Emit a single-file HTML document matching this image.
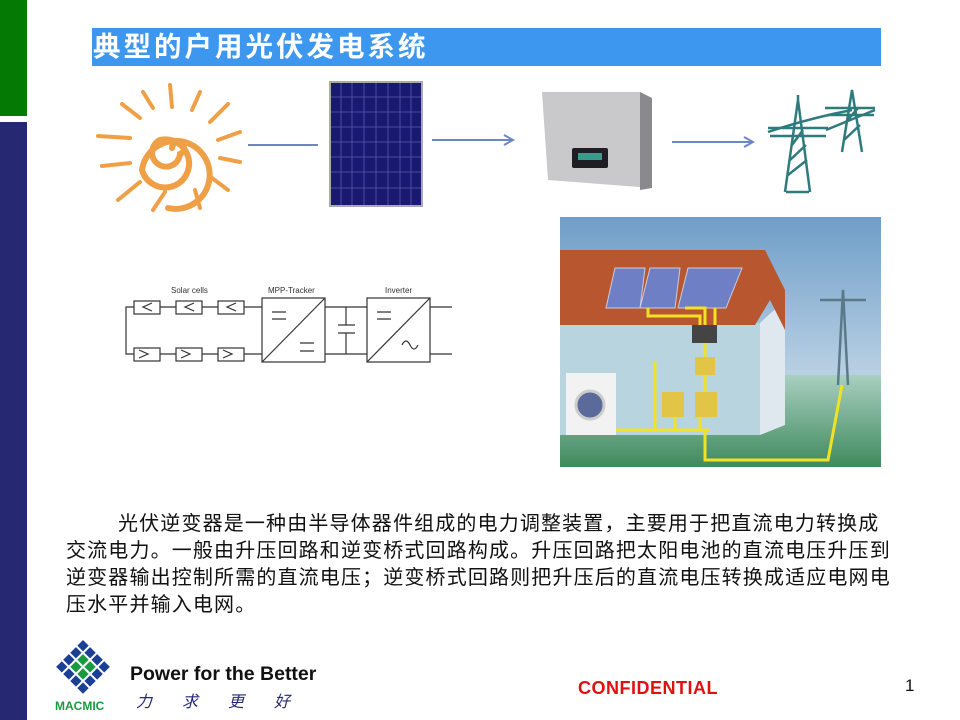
<!DOCTYPE html>
<html><head><meta charset="utf-8"><style>
*{margin:0;padding:0}
body{width:960px;height:720px;position:relative;background:#fff;overflow:hidden;font-family:"Liberation Sans","Noto Sans CJK SC",sans-serif}
.abs{position:absolute}
#para{position:absolute;left:66px;top:511px;font-size:20px;line-height:27px;letter-spacing:1.15px;color:#111;white-space:nowrap;font-family:"Liberation Sans","WenQuanYi Zen Hei","Noto Sans CJK SC",sans-serif}
</style></head><body>
<div class="abs" style="left:0;top:0;width:27px;height:116px;background:#047a04"></div>
<div class="abs" style="left:0;top:122px;width:27px;height:598px;background:#262872"></div>
<div class="abs" style="left:92px;top:28px;width:789px;height:38px;background:#3d97ee"></div>
<div class="abs" style="left:93px;top:29px;font-size:27.5px;font-weight:bold;color:#fff;letter-spacing:3px;line-height:36px;font-family:'Liberation Sans','Noto Sans CJK SC',sans-serif">典型的户用光伏发电系统</div>

<svg class="abs" style="left:0;top:0" width="960" height="500">
<g stroke="#ef9f45" stroke-linecap="round" fill="none">
<path d="M172 148 a6 6 0 1 1 8 6 a14 14 0 1 1 -20 -14 a24 24 0 1 1 -18 30 a34 34 0 1 1 26 38" stroke-width="6"/>
<g stroke-width="4">
<line x1="172" y1="107" x2="170" y2="85"/><line x1="192" y1="110" x2="200" y2="92"/><line x1="210" y1="122" x2="228" y2="104"/>
<line x1="218" y1="140" x2="240" y2="132"/><line x1="220" y1="158" x2="240" y2="162"/><line x1="212" y1="178" x2="228" y2="190"/>
<line x1="195" y1="190" x2="200" y2="208"/><line x1="165" y1="192" x2="153" y2="210"/><line x1="140" y1="182" x2="118" y2="200"/>
<line x1="130" y1="163" x2="102" y2="166"/><line x1="130" y1="138" x2="98" y2="136"/><line x1="140" y1="118" x2="122" y2="104"/>
<line x1="153" y1="108" x2="143" y2="92"/></g></g>
<line x1="248" y1="145" x2="318" y2="145" stroke="#6f86c4" stroke-width="2"/>
<rect x="330" y="82" width="92" height="124" fill="#1a1970" stroke="#aaa" stroke-width="2"/>
<g stroke="#5a5ab0" stroke-width="0.8">
<line x1="341" y1="83" x2="341" y2="205"/><line x1="352" y1="83" x2="352" y2="205"/><line x1="364" y1="83" x2="364" y2="205"/><line x1="376" y1="83" x2="376" y2="205"/><line x1="388" y1="83" x2="388" y2="205"/><line x1="400" y1="83" x2="400" y2="205"/><line x1="411" y1="83" x2="411" y2="205"/>
<line x1="331" y1="97" x2="421" y2="97"/><line x1="331" y1="112" x2="421" y2="112"/><line x1="331" y1="127" x2="421" y2="127"/><line x1="331" y1="142" x2="421" y2="142"/><line x1="331" y1="157" x2="421" y2="157"/><line x1="331" y1="172" x2="421" y2="172"/><line x1="331" y1="188" x2="421" y2="188"/>
</g>
<g stroke="#6f86c4" stroke-width="2" fill="none"><line x1="432" y1="140" x2="512" y2="140"/><path d="M504 135 L513 140 L504 145"/>
<line x1="672" y1="142" x2="752" y2="142"/><path d="M744 137 L753 142 L744 147"/></g>
<path d="M542 92 L640 92 L652 98 L652 188 L548 180 Z" fill="#c9c9cb"/>
<path d="M640 92 L652 98 L652 188 L640 190 Z" fill="#8a8a8e"/>
<rect x="572" y="148" width="36" height="20" rx="2" fill="#1e1e24"/>
<rect x="578" y="153" width="24" height="7" fill="#3a9a8c"/>
<g stroke="#2e7b7e" stroke-width="2.5" fill="none">
<path d="M785 192 L798 100 L810 192 M788 175 L807 160 M790 160 L806 145 M792 145 L803 130 M786 192 L809 192"/>
<path d="M768 128 L828 128 M770 136 L826 136 M798 100 L798 95"/>
<path d="M842 152 L852 90 L862 152 M844 140 L860 125 M846 122 L858 108 M825 108 L875 108 M828 115 L874 115"/>
<path d="M768 132 Q810 118 852 110 M826 130 Q850 120 875 110"/>
</g>
<g stroke="#333" stroke-width="1.2" fill="none">
<text x="171" y="293" font-size="8" fill="#333" stroke="none" font-family="Liberation Sans">Solar cells</text>
<text x="268" y="293" font-size="8" fill="#333" stroke="none" font-family="Liberation Sans">MPP-Tracker</text>
<text x="385" y="293" font-size="8" fill="#333" stroke="none" font-family="Liberation Sans">Inverter</text>
<rect x="134" y="301" width="26" height="13"/><rect x="176" y="301" width="26" height="13"/><rect x="218" y="301" width="26" height="13"/>
<path d="M152 303 L143 307 L152 311 M194 303 L185 307 L194 311 M236 303 L227 307 L236 311"/>
<rect x="134" y="348" width="26" height="13"/><rect x="176" y="348" width="26" height="13"/><rect x="218" y="348" width="26" height="13"/>
<path d="M139 350 L148 354 L139 358 M181 350 L190 354 L181 358 M223 350 L232 354 L223 358"/>
<path d="M134 307 L126 307 L126 354 L134 354 M160 307 L176 307 M202 307 L218 307 M244 307 L262 307 M160 354 L176 354 M202 354 L218 354 M244 354 L262 354"/>
<rect x="262" y="298" width="63" height="64"/><line x1="262" y1="362" x2="325" y2="298"/>
<path d="M272 312 L286 312 M272 319 L286 319 M300 343 L314 343 M300 351 L314 351"/>
<path d="M325 307 L367 307 M325 354 L367 354 M346 307 L346 325 M346 333 L346 354 M338 325 L355 325 M338 333 L355 333"/>
<rect x="367" y="298" width="63" height="64"/><line x1="367" y1="362" x2="430" y2="298"/>
<path d="M377 312 L391 312 M377 319 L391 319 M402 345 q4 -8 8 0 q4 8 8 0"/>
<path d="M430 307 L452 307 M430 354 L452 354"/>
</g>
<defs><linearGradient id="sky" x1="0" y1="0" x2="0" y2="1"><stop offset="0" stop-color="#6f9ec8"/><stop offset="1" stop-color="#e4eef4"/></linearGradient>
<linearGradient id="gr" x1="0" y1="0" x2="0" y2="1"><stop offset="0" stop-color="#a9cfc0"/><stop offset="1" stop-color="#3f8a5e"/></linearGradient></defs>
<rect x="560" y="217" width="321" height="250" fill="url(#sky)"/>
<rect x="560" y="375" width="321" height="92" fill="url(#gr)"/>
<path d="M560 323 L760 323 L760 435 L560 435 Z" fill="#b8d4df"/>
<path d="M760 323 L785 300 L785 425 L760 435 Z" fill="#dfe8ee"/>
<path d="M560 250 L765 250 L785 290 L785 330 L770 300 L755 325 L560 325 Z" fill="#b8572f"/>
<path d="M615 268 L645 268 L640 308 L606 308 Z M650 268 L680 268 L675 308 L640 308 Z M688 268 L742 268 L726 308 L678 308 Z" fill="#6f7fc6" stroke="#ccd" stroke-width="1"/>
<rect x="692" y="325" width="25" height="18" fill="#444"/>
<rect x="695" y="357" width="20" height="18" fill="#e2c547"/>
<rect x="662" y="392" width="22" height="25" fill="#e2c547"/><rect x="695" y="392" width="22" height="25" fill="#e2c547"/>
<rect x="566" y="373" width="50" height="62" fill="#f2f2f2"/><circle cx="590" cy="405" r="14" fill="#5a6a9a" stroke="#ccc" stroke-width="3"/>
<g stroke="#f2e224" stroke-width="3" fill="none">
<path d="M648 308 L648 316 L700 316 L700 325 M685 308 L705 308 L705 325 M715 308 L715 325 M705 343 L705 357 M705 375 L705 392 M616 430 L710 430 M700 417 L700 430 M675 417 L675 430 M655 362 L655 430 M705 430 L705 460 L828 460 L842 385"/>
</g>
<path d="M838 385 L843 290 L848 385 M820 300 L866 300" stroke="#5a7a8a" stroke-width="2.5" fill="none"/>
</svg>

<div id="para"><span style="padding-left:52px"></span>光伏逆变器是一种由半导体器件组成的电力调整装置，主要用于把直流电力转换成<br>交流电力。一般由升压回路和逆变桥式回路构成。升压回路把太阳电池的直流电压升压到<br>逆变器输出控制所需的直流电压；逆变桥式回路则把升压后的直流电压转换成适应电网电<br>压水平并输入电网。</div>

<svg class="abs" style="left:54px;top:638px" width="60" height="60">
<g transform="translate(29,2) rotate(45)">
<g fill="#1b3f94">
<rect x="0" y="0" width="8" height="8"/><rect x="10" y="0" width="8" height="8"/><rect x="20" y="0" width="8" height="8"/><rect x="30" y="0" width="8" height="8"/>
<rect x="0" y="10" width="8" height="8"/><rect x="30" y="10" width="8" height="8"/>
<rect x="0" y="20" width="8" height="8"/><rect x="30" y="20" width="8" height="8"/>
<rect x="0" y="30" width="8" height="8"/><rect x="10" y="30" width="8" height="8"/><rect x="20" y="30" width="8" height="8"/><rect x="30" y="30" width="8" height="8"/></g>
<g fill="#1a9a40"><rect x="10" y="10" width="8" height="8"/><rect x="20" y="10" width="8" height="8"/><rect x="10" y="20" width="8" height="8"/><rect x="20" y="20" width="8" height="8"/></g>
</g></svg>
<div class="abs" style="left:55px;top:699px;font-size:12px;font-weight:bold;color:#1a9a40">MACMIC</div>
<div class="abs" style="left:130px;top:663px;font-size:19.5px;font-weight:bold;color:#111">Power for the Better</div>
<div class="abs" style="left:136px;top:688px;font-size:16px;font-style:italic;color:#262872;letter-spacing:30px">力求更好</div>
<div class="abs" style="left:578px;top:678px;font-size:18px;font-weight:bold;color:#e01010;letter-spacing:0.5px">CONFIDENTIAL</div>
<div class="abs" style="left:905px;top:676px;font-size:17px;color:#111">1</div>
</body></html>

------------------------------------

### Goal of the exercise
Write out exactly the opening lines of the data, stopping after the line that holds "Sans','Noto Sans CJK". Exclude pictures.

### The response
Emit a single-file HTML document matching this image.
<!DOCTYPE html>
<html><head><meta charset="utf-8"><style>
*{margin:0;padding:0}
body{width:960px;height:720px;position:relative;background:#fff;overflow:hidden;font-family:"Liberation Sans","Noto Sans CJK SC",sans-serif}
.abs{position:absolute}
#para{position:absolute;left:66px;top:511px;font-size:20px;line-height:27px;letter-spacing:1.15px;color:#111;white-space:nowrap;font-family:"Liberation Sans","WenQuanYi Zen Hei","Noto Sans CJK SC",sans-serif}
</style></head><body>
<div class="abs" style="left:0;top:0;width:27px;height:116px;background:#047a04"></div>
<div class="abs" style="left:0;top:122px;width:27px;height:598px;background:#262872"></div>
<div class="abs" style="left:92px;top:28px;width:789px;height:38px;background:#3d97ee"></div>
<div class="abs" style="left:93px;top:29px;font-size:27.5px;font-weight:bold;color:#fff;letter-spacing:3px;line-height:36px;font-family:'Liberation Sans','Noto Sans CJK SC',sans-serif">典型的户用光伏发电系统</div>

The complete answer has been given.